AIM:
Copy all the material below, exactly as it stands.

SUPPLIED INFORMATION:
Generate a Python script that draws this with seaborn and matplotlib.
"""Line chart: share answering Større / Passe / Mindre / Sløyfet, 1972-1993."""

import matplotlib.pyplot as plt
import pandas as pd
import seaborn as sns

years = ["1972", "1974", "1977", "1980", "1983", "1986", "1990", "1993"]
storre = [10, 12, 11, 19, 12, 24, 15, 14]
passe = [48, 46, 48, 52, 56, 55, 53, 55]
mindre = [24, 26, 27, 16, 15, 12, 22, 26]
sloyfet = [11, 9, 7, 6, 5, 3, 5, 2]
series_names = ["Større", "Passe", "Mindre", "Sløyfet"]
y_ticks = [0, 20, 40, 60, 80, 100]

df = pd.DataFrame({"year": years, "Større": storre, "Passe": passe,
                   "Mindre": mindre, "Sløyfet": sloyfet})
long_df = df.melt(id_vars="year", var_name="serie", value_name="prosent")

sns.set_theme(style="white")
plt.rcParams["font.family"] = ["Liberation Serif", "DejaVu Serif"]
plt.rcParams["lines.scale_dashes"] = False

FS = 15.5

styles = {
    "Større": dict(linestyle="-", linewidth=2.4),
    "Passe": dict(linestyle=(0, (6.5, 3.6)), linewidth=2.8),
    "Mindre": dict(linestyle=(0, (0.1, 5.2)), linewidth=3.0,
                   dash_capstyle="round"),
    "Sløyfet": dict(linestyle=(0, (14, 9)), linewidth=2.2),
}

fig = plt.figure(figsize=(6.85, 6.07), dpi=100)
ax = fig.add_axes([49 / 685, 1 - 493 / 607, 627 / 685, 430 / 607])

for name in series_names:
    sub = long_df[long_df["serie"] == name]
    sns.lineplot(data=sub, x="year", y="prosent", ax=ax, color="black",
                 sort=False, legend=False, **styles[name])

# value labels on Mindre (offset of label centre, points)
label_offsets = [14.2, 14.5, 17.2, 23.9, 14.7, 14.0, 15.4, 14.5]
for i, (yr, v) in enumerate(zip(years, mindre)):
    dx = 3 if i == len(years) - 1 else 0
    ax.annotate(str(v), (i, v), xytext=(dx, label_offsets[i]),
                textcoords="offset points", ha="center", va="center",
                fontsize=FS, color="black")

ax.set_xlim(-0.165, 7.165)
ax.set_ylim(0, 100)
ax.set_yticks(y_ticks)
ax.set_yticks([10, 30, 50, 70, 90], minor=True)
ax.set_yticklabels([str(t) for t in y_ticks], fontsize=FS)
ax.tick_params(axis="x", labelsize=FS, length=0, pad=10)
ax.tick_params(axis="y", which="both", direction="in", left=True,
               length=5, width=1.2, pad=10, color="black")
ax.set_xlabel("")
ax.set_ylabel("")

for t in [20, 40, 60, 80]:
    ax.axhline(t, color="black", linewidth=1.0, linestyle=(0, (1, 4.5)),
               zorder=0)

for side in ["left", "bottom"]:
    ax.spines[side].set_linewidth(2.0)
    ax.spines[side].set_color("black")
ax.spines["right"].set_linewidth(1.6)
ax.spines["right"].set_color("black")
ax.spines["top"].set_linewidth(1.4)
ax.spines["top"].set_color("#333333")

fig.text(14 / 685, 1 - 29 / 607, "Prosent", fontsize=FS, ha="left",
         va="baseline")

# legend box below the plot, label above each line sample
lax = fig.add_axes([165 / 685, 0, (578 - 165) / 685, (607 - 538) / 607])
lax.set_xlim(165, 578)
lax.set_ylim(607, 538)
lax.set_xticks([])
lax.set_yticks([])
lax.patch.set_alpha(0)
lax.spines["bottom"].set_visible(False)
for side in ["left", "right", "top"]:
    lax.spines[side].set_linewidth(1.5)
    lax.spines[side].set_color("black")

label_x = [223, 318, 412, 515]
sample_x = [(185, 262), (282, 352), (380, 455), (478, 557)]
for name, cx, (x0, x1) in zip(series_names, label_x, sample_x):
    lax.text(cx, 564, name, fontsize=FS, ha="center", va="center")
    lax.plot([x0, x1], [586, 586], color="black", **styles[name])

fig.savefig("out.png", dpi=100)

FINISHED EXERCISE:
Generate a Python script that draws this with seaborn and matplotlib.
"""Line chart: share answering Større / Passe / Mindre / Sløyfet, 1972-1993."""

import matplotlib.pyplot as plt
import pandas as pd
import seaborn as sns

years = ["1972", "1974", "1977", "1980", "1983", "1986", "1990", "1993"]
storre = [10, 12, 11, 19, 12, 24, 15, 14]
passe = [48, 46, 48, 52, 56, 55, 53, 55]
mindre = [24, 26, 27, 16, 15, 12, 22, 26]
sloyfet = [11, 9, 7, 6, 5, 3, 5, 2]
series_names = ["Større", "Passe", "Mindre", "Sløyfet"]
y_ticks = [0, 20, 40, 60, 80, 100]

df = pd.DataFrame({"year": years, "Større": storre, "Passe": passe,
                   "Mindre": mindre, "Sløyfet": sloyfet})
long_df = df.melt(id_vars="year", var_name="serie", value_name="prosent")

sns.set_theme(style="white")
plt.rcParams["font.family"] = ["Liberation Serif", "DejaVu Serif"]
plt.rcParams["lines.scale_dashes"] = False

FS = 15.5

styles = {
    "Større": dict(linestyle="-", linewidth=2.4),
    "Passe": dict(linestyle=(0, (6.5, 3.6)), linewidth=2.8),
    "Mindre": dict(linestyle=(0, (0.1, 5.2)), linewidth=3.0,
                   dash_capstyle="round"),
    "Sløyfet": dict(linestyle=(0, (14, 9)), linewidth=2.2),
}

fig = plt.figure(figsize=(6.85, 6.07), dpi=100)
ax = fig.add_axes([49 / 685, 1 - 493 / 607, 627 / 685, 430 / 607])

for name in series_names:
    sub = long_df[long_df["serie"] == name]
    sns.lineplot(data=sub, x="year", y="prosent", ax=ax, color="black",
                 sort=False, legend=False, **styles[name])

# value labels on Mindre (offset of label centre, points)
label_offsets = [14.2, 14.5, 17.2, 23.9, 14.7, 14.0, 15.4, 14.5]
for i, (yr, v) in enumerate(zip(years, mindre)):
    dx = 3 if i == len(years) - 1 else 0
    ax.annotate(str(v), (i, v), xytext=(dx, label_offsets[i]),
                textcoords="offset points", ha="center", va="center",
                fontsize=FS, color="black")

ax.set_xlim(-0.165, 7.165)
ax.set_ylim(0, 100)
ax.set_yticks(y_ticks)
ax.set_yticks([10, 30, 50, 70, 90], minor=True)
ax.set_yticklabels([str(t) for t in y_ticks], fontsize=FS)
ax.tick_params(axis="x", labelsize=FS, length=0, pad=10)
ax.tick_params(axis="y", which="both", direction="in", left=True,
               length=5, width=1.2, pad=10, color="black")
ax.set_xlabel("")
ax.set_ylabel("")

for t in [20, 40, 60, 80]:
    ax.axhline(t, color="black", linewidth=1.0, linestyle=(0, (1, 4.5)),
               zorder=0)

for side in ["left", "bottom"]:
    ax.spines[side].set_linewidth(2.0)
    ax.spines[side].set_color("black")
ax.spines["right"].set_linewidth(1.6)
ax.spines["right"].set_color("black")
ax.spines["top"].set_linewidth(1.4)
ax.spines["top"].set_color("#333333")

fig.text(14 / 685, 1 - 29 / 607, "Prosent", fontsize=FS, ha="left",
         va="baseline")

# legend box below the plot, label above each line sample
lax = fig.add_axes([165 / 685, 0, (578 - 165) / 685, (607 - 538) / 607])
lax.set_xlim(165, 578)
lax.set_ylim(607, 538)
lax.set_xticks([])
lax.set_yticks([])
lax.patch.set_alpha(0)
lax.spines["bottom"].set_visible(False)
for side in ["left", "right", "top"]:
    lax.spines[side].set_linewidth(1.5)
    lax.spines[side].set_color("black")

label_x = [223, 318, 412, 515]
sample_x = [(185, 262), (282, 352), (380, 455), (478, 557)]
for name, cx, (x0, x1) in zip(series_names, label_x, sample_x):
    lax.text(cx, 564, name, fontsize=FS, ha="center", va="center")
    lax.plot([x0, x1], [586, 586], color="black", **styles[name])

fig.savefig("out.png", dpi=100)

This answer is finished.